Еще будучи актером, Доминго испытывал потребность попробовать свои силы на драматургическом поприще. Он написал несколько комедий и с легкостью мог сложить хвалебный сонет или едкую эпиграмму. Последнее и послужило причиной свалившейся на него беды. Ректор университета выпустил декрет, ущемляющий права студентов, и через пару дней на столе в таверне нашли листок с непристойными, высмеивающими его куплетами. В мгновение ока десятки копий разошлись по всему университету. Прошел слух, что стихи написал Доминго Перес. Тот отрицал свою причастность, но с таким самодовольством, что оно выглядело убедительнее признания. Добрые друзья принесли стихи ректору и сказали, кто их написал. Оригинал к тому времени исчез, и Доминго не могли уличить по почерку, но ректор навел справки и пришел к выводу, что именно этот беспутный студент оскорбил его. Не имея прямых доказательств вины Доминго, ректор избрал хитрый путь, чтобы отомстить обидчику. Не составило труда узнать подробности скандала в семинарии Алькалы, да и в университете Доминго не слыл праведником. Нашлись свидетели, готовые подтвердить под присягой, что тот богохульствовал в их присутствии. Не украшало его и увлечение азартными играми, претившими добропорядочному католику. Полученные сведения ректор передал в руки инквизиции. Святая палата ничего не делала второпях. Сбор информации держался в строгом секрете, и обычно жертва ничего не подозревала до самого последнего момента.

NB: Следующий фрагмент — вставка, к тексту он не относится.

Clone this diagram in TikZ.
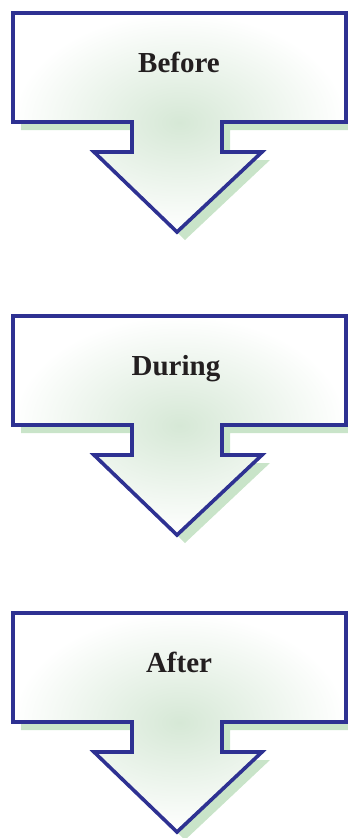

И вот поздно ночью, когда Доминго уже спал, в дверь постучали, и альгвасил арестовал юношу. Когда он оделся, его препроводили не в тюрьму — он имел низший духовный сан, инквизиция же избегала скандалов, бросающих тень на святую церковь, а в монастырский карцер. Там, взаперти, без разрешения кого-либо видеть и что-либо читать, даже без свечи, которая разогнала бы темноту, он оставался несколько недель, а потом предстал перед трибуналом. Ему пришлось бы плохо, если б не одно счастливое обстоятельство. Незадолго до этого ректор, тщеславный и вспыльчивый человек, крепко поссорился с инквизиторами из-за вопроса о главенстве. Те прочли куплеты Доминго и нашли, что они во многом соответствуют действительности. Конечно, его преступления требовали возмездия, но Святая палата, решили инквизиторы, могла не только карать, но и миловать раскаявшегося грешника. Тем более что в случае с Доминго освобождение последнего явилось бы публичным оскорблением зарвавшегося ректора. Доминго признал свою вину и полностью раскаялся в содеянном. Его приговорили прослушать мессу и выслали из Саламанки.